Skip all pictures. Write out the data below from its first line through the line that contains "cbr_02 = [2.39, 4.66, 8.59]".

● **Supplied information**
****

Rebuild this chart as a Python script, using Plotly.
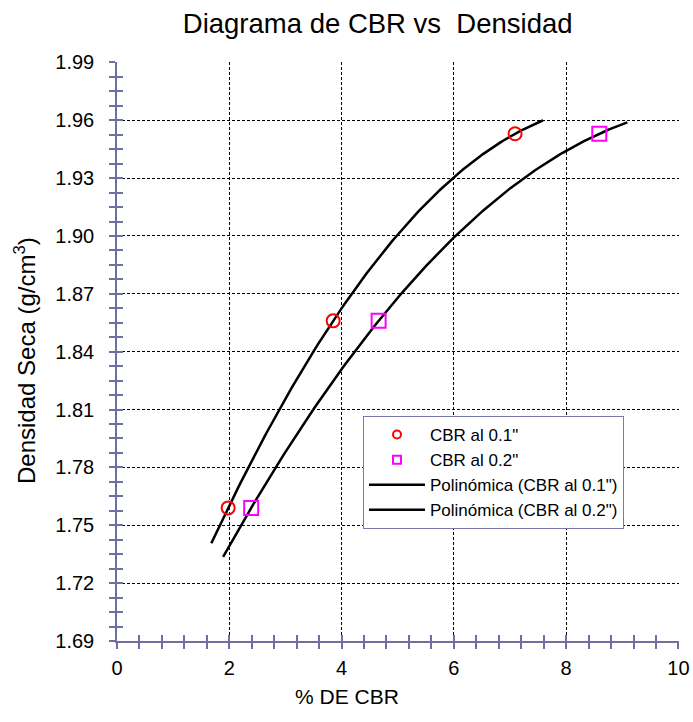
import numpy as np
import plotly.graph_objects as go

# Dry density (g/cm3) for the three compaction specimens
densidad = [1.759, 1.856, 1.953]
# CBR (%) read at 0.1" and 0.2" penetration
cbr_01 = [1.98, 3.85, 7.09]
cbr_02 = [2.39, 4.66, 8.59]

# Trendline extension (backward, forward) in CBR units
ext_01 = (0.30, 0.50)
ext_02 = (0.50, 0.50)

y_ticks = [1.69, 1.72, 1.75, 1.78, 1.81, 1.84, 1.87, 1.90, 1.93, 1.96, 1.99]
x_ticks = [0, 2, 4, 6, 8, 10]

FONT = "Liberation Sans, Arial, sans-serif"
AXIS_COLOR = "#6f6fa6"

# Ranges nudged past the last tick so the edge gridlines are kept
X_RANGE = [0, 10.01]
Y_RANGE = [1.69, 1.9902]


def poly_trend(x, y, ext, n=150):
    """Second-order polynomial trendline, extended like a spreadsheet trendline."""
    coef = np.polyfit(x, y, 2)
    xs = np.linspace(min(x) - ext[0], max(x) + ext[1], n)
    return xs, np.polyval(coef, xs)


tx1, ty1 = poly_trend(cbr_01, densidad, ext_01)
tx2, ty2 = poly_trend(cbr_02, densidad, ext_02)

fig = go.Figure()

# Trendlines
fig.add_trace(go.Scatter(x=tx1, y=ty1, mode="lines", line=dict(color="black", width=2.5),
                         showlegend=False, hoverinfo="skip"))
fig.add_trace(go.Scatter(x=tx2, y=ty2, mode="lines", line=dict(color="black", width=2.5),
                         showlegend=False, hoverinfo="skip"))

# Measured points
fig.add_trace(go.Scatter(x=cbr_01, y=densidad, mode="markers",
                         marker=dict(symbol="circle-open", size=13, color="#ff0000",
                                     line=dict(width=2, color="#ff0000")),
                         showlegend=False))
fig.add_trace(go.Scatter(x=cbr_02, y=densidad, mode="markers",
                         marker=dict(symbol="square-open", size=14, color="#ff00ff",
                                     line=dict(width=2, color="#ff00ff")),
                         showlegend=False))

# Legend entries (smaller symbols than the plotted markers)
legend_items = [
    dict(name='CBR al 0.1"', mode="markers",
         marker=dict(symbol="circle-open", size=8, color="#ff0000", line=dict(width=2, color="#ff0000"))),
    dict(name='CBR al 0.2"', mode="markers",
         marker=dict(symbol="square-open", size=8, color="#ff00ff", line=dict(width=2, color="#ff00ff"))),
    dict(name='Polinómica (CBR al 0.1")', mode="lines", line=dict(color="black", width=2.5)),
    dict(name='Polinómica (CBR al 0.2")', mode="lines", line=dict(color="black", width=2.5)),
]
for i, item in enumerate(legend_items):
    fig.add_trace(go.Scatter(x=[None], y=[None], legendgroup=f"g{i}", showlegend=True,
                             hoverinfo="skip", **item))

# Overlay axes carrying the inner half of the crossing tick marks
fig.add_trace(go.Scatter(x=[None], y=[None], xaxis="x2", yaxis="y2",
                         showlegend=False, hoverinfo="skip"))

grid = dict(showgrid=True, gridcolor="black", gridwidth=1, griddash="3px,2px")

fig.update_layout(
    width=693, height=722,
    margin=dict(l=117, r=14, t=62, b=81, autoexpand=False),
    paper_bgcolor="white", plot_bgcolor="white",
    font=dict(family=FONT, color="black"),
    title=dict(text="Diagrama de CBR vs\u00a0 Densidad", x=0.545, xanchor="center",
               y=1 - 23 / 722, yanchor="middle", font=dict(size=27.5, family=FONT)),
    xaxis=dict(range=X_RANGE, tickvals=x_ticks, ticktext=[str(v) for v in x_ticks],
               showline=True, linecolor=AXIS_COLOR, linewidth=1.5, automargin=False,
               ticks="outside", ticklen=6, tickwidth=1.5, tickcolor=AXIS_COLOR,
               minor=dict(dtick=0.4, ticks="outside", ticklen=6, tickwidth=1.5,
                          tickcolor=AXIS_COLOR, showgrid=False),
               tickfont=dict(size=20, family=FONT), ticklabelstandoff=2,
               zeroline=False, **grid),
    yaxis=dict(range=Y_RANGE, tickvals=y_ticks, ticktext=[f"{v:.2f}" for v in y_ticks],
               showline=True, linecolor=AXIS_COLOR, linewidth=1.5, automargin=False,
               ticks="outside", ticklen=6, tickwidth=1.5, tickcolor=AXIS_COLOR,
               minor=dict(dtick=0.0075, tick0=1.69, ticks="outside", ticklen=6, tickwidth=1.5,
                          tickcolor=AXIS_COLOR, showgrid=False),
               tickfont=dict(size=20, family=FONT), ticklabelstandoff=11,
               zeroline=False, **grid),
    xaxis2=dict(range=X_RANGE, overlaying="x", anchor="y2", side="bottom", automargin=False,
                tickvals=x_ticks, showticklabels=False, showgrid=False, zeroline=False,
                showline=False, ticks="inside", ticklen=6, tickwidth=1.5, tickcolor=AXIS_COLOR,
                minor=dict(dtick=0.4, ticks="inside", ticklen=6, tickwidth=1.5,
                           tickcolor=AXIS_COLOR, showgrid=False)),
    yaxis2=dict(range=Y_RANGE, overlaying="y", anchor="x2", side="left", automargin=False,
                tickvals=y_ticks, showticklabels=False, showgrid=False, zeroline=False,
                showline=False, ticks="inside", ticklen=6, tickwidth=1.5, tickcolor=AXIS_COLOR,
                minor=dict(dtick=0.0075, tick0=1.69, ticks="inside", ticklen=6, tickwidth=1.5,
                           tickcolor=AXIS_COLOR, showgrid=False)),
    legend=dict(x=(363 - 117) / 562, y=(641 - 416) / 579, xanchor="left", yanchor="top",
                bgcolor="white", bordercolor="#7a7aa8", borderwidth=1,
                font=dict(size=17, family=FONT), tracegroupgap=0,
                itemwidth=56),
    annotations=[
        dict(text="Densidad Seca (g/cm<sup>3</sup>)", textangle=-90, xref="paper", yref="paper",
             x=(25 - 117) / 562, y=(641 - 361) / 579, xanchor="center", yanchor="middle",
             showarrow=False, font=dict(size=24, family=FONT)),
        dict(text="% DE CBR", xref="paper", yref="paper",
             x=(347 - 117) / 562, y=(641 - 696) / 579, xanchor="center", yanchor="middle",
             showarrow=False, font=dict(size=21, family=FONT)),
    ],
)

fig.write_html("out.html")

****

● **Completed task**
Rebuild this chart as a Python script, using Plotly.
import numpy as np
import plotly.graph_objects as go

# Dry density (g/cm3) for the three compaction specimens
densidad = [1.759, 1.856, 1.953]
# CBR (%) read at 0.1" and 0.2" penetration
cbr_01 = [1.98, 3.85, 7.09]
cbr_02 = [2.39, 4.66, 8.59]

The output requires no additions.